“Talvez o foco desta manifestação, deste descontentamento, não deveria ser o Ministério Público. Há uma lei que foi feita pelos órgãos competentes, a Assembleia [Nacional] e o Governo, que estabelecem tipos legais de crimes, um dos crimes é a violação do segredo de justiça e outro é a desobediência qualificada”, afirmou José Landim, quarta-feira, 02, em entrevista ao Jornal da Noite da Televisão de Cabo Verde (TCV).
O esclarecimento do porta-voz do órgão titular da acção penal em Cabo Verde surgiu após dois jornalistas e respectivos órgãos terem sido constituídos arguidos pelo Ministério Público.
Depois do jornal online Santiago Magazine e do seu jornalista e director Hermínio Silves, o jornalista Daniel Almeida e o jornal A Nação foram também constituídos arguidos, tendo estes últimos sido convocados a comparecer na PGR na sexta-feira, para serem ouvidos.
O primeiro caso diz respeito a uma notícia publicada pelo Santiago Magazine, em 28 de Dezembro, que dava conta de uma investigação do Ministério Público ao actual ministro da Administração Interna, Paulo Rocha, por alegado envolvimento num homicídio em 2014, quando era dirigente da Polícia Judiciária, durante uma operação daquela força policial.
No segundo caso, o jornalista Daniel Almeida revelou à imprensa cabo-verdiana que não foi especificado por que motivo vai ser ouvido, mas diz-se suspeitar que será também no âmbito desse processo, em que tem escrito várias notícias nos últimos anos.

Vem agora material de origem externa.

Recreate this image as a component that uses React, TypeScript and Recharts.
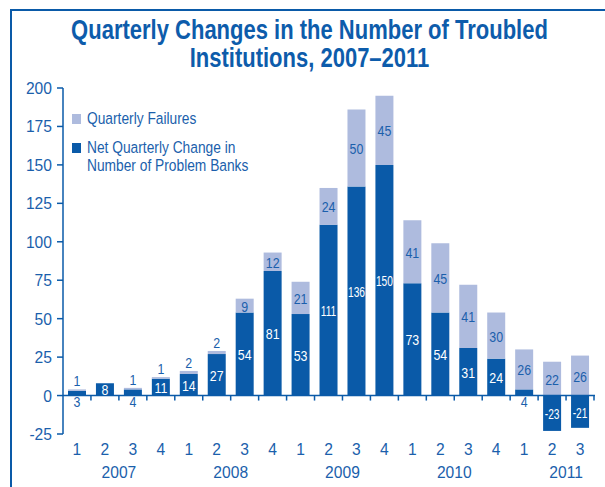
import { Bar, BarChart, LabelList, ReferenceLine, XAxis, YAxis } from "recharts";

const quarters = ["1", "2", "3", "4", "1", "2", "3", "4", "1", "2", "3", "4", "1", "2", "3", "4", "1", "2", "3"];
const years = [
  "2007", "2007", "2007", "2007",
  "2008", "2008", "2008", "2008",
  "2009", "2009", "2009", "2009",
  "2010", "2010", "2010", "2010",
  "2011", "2011", "2011"
];
const netChange = [3, 8, 4, 11, 14, 27, 54, 81, 53, 111, 136, 150, 73, 54, 31, 24, 4, -23, -21];
const failures = [1, 0, 1, 1, 2, 2, 9, 12, 21, 24, 50, 45, 41, 45, 41, 30, 26, 22, 26];
const yTicks = [-25, 0, 25, 50, 75, 100, 125, 150, 175, 200];

const data = quarters.map((q, i) => ({
  id: `${years[i]}-${q}`,
  quarter: q,
  year: years[i],
  net: netChange[i],
  failures: failures[i]
}));

const DARK = "#0a5aa8";
const LIGHT = "#aebbde";
const TEXT = "#1b5fac";
const FONT = "'Liberation Sans', Arial, sans-serif";

// narrow text: Liberation Sans squeezed horizontally
function NarrowText({ x, y, children, fill = TEXT, size = 17, sx = 0.92, anchor = "middle" }: any) {
  return (
    <text
      transform={`translate(${x} ${y}) scale(${sx} 1)`}
      x={0}
      y={0}
      textAnchor={anchor}
      fill={fill}
      fontSize={size}
      fontFamily={FONT}
    >
      {children}
    </text>
  );
}

function QuarterTick(props: any) {
  const { x, y, payload } = props;
  const [year, q] = String(payload.value).split("-");
  const half = payload.offset ?? 14;
  return (
    <g>
      <NarrowText x={x} y={y + 13}>{q}</NarrowText>
      {q === "2" ? <NarrowText x={x + half} y={y + 36}>{year}</NarrowText> : null}
    </g>
  );
}

function ValueTick(props: any) {
  const { x, y, payload } = props;
  return (
    <NarrowText x={x} y={y + 6} anchor="end">
      {payload.value}
    </NarrowText>
  );
}

function ZeroLine(props: any) {
  const { x1, y1, x2 } = props;
  const n = data.length;
  const step = (x2 - x1) / n;
  const marks = [];
  for (let i = 1; i <= n; i++) {
    const tx = x1 + i * step;
    marks.push(<line key={i} x1={tx} x2={tx} y1={y1} y2={y1 + 5} stroke={DARK} strokeWidth={1.5} />);
  }
  return (
    <g>
      <line x1={x1} x2={x2 + 1} y1={y1} y2={y1} stroke={DARK} strokeWidth={1.5} />
      {marks}
    </g>
  );
}

function labelScale(value: number) {
  const s = String(value);
  const natural = s.length * 0.556 * 15.5;
  return Math.min(0.8, 17 / natural);
}

function NetLabel(props: any) {
  const { x, y, width, height, value } = props;
  const cx = x + width / 2;
  if (value > 0 && value < 5) {
    return (
      <NarrowText x={cx} y={y + height + 11} size={15.5} sx={0.8}>
        {value}
      </NarrowText>
    );
  }
  return (
    <NarrowText x={cx} y={y + height / 2 + 6} size={15.5} sx={labelScale(value)} fill="#ffffff">
      {value}
    </NarrowText>
  );
}

function FailureLabel(props: any) {
  const { x, y, width, height, value } = props;
  const cx = x + width / 2;
  const top = Math.min(y, y + height);
  if (value < 5) {
    return (
      <NarrowText x={cx} y={top - 3} size={15.5} sx={0.8}>
        {value}
      </NarrowText>
    );
  }
  return (
    <NarrowText x={cx} y={y + height / 2 + 6} size={15.5} sx={labelScale(value)}>
      {value}
    </NarrowText>
  );
}

function LegendBox() {
  const textStyle = {
    display: "inline-block",
    transform: "scaleX(0.82)",
    transformOrigin: "0 0",
    whiteSpace: "nowrap"
  } as const;
  return (
    <div
      style={{
        position: "absolute",
        left: 72,
        top: 110,
        fontFamily: FONT,
        fontSize: 16.8,
        lineHeight: "18px",
        color: TEXT
      }}
    >
      <div style={{ position: "relative", height: 18 }}>
        <span style={{ position: "absolute", left: 0, top: 4, width: 9, height: 10, background: LIGHT }} />
        <span style={{ ...textStyle, position: "absolute", left: 15, top: 0 }}>Quarterly Failures</span>
      </div>
      <div style={{ position: "relative", height: 36, marginTop: 11 }}>
        <span style={{ position: "absolute", left: 0, top: 4, width: 9, height: 10, background: DARK }} />
        <span style={{ ...textStyle, position: "absolute", left: 15, top: 0 }}>
          Net Quarterly Change in
          <br />
          Number of Problem Banks
        </span>
      </div>
    </div>
  );
}

export default function App() {
  return (
    <div style={{ position: "absolute", left: 0, top: 0, width: 605, height: 487, background: "#fff", overflow: "hidden" }}>
      <div
        style={{
          position: "absolute",
          left: 10,
          top: 9,
          width: 600,
          height: 490,
          borderLeft: `2px solid ${DARK}`,
          borderTop: `2px solid ${DARK}`
        }}
      />
      <div
        style={{
          position: "absolute",
          left: 0,
          top: 16,
          width: 619,
          textAlign: "center",
          color: "#0d5cab",
          fontFamily: FONT,
          fontWeight: 700,
          fontSize: 27.5,
          lineHeight: "27.5px",
          transform: "scaleX(0.8)",
          transformOrigin: "309.5px 0"
        }}
      >
        Quarterly Changes in the Number of Troubled
        <br />
        Institutions, 2007–2011
      </div>
      <div style={{ position: "absolute", left: 0, top: 0 }}>
        <BarChart
          width={605}
          height={487}
          data={data}
          stackOffset="sign"
          margin={{ top: 88, right: 11, bottom: 0, left: 0 }}
        >
          <XAxis
            dataKey="id"
            axisLine={false}
            tickLine={false}
            height={53}
            interval={0}
            tick={<QuarterTick />}
          />
          <YAxis
            type="number"
            domain={[-25, 200]}
            ticks={yTicks}
            interval={0}
            width={63}
            axisLine={{ stroke: DARK, strokeWidth: 1.5 }}
            tickLine={{ stroke: DARK, strokeWidth: 1.5 }}
            tickSize={6}
            tickMargin={5}
            tick={<ValueTick />}
          />
          <Bar dataKey="net" stackId="a" fill={DARK} barSize={18} isAnimationActive={false}>
            <LabelList dataKey="net" content={<NetLabel />} />
          </Bar>
          <Bar dataKey="failures" stackId="a" fill={LIGHT} barSize={18} isAnimationActive={false}>
            <LabelList dataKey="failures" content={<FailureLabel />} />
          </Bar>
          <ReferenceLine y={0} shape={<ZeroLine />} />
        </BarChart>
      </div>
      <LegendBox />
    </div>
  );
}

Estes dois casos levaram a Associação dos Jornalistas Cabo-verdianos (AJOC) a convocar uma manifestação para sexta-feira, que vai acontecer precisamente à mesma hora (14:30) em que o jornalista Daniel Almeida vai estar a ouvido na PGR, em Achada de Santo António, na Cidade da Praia.
José Landim disse que foi à televisão pública cabo-verdiana esclarecer algumas informações publicadas nos últimos dias “nem sempre as mais correctas” e garantir que a PGR “não persegue ninguém, salvo aqueles que cometem crimes”.
“O Ministério Público e as autoridades judiciárias apenas se limitam a interpretar e a aplicar a lei que existe”, prosseguiu, indicando que há dois processos diferentes neste caso, sendo um sobre a violação do segredo de justiça, em que já há arguidos constituídos.
“O jornalista aqui é apenas indiciado pelo crime de desobediência qualificada, não de violação do segredo de justiça (…). O foco não pode ser o Ministério Público, mas sim quem faz a lei”, insistiu.
Em nota anterior, o Ministério Público lembrou que nos termos do artigo 112.º, n.º 2, do Código de Processo Penal, os órgãos de comunicação social não estão sujeitos ao segredo de justiça em relação aos processos que não tenham sido chamados, a qualquer título, a intervir.
Mas esclareceu, igualmente, que nos termos do artigo 113.º, alínea a) do mesmo Código “É proibida, sob cominação de desobediência qualificada, salvo outra incriminação estabelecida em lei especial: a) A divulgação ou publicitação, ainda que parcial ou por resumo, por qualquer meio, de actos ou peças processuais quando cobertas pelo segredo de justiça.
“Quem faz uma lei não é o Ministério Público. O foco está mal direccionado e as pessoas que intervêm não colaboram no esclarecimento da situação”, protestou, lembrando que a lei é de 2004.
O Presidente da República, José Maria Neves, recebeu na tarde de quarta-feira o presidente da AJOC, Geremias Furtado, que sugeriu uma revisão da lei.
Entretanto, o procurador-geral questionou: “Onde estava a AJOC nessa altura?”. E também esclareceu que o facto de chamar alguém para responder como arguido não quer dizer que está condenado.
“Estamos na fase de instrução, vai ser investigado, se chegar a conclusão de que há indícios fortes, ele é acusado e, se não, o processo é arquivado”, referiu José Landim.
Em declarações hoje aos jornalistas, na Cidade da Praia, o Presidente da República, José Maria Neves, pediu serenidade, tranquilidade e bom senso aos jornalistas e ao Ministério Público, lembrando também que a lei protege os jornalistas e órgãos por eventual violação do segredo de justiça, a não ser que sejam parte.
Mas que criminaliza a divulgação de peças processuais por qualquer forma, podendo haver a possibilidade de órgãos de comunicação social e jornalistas serem constituídos arguidos por eventual cometimento de crime de desobediência qualificada.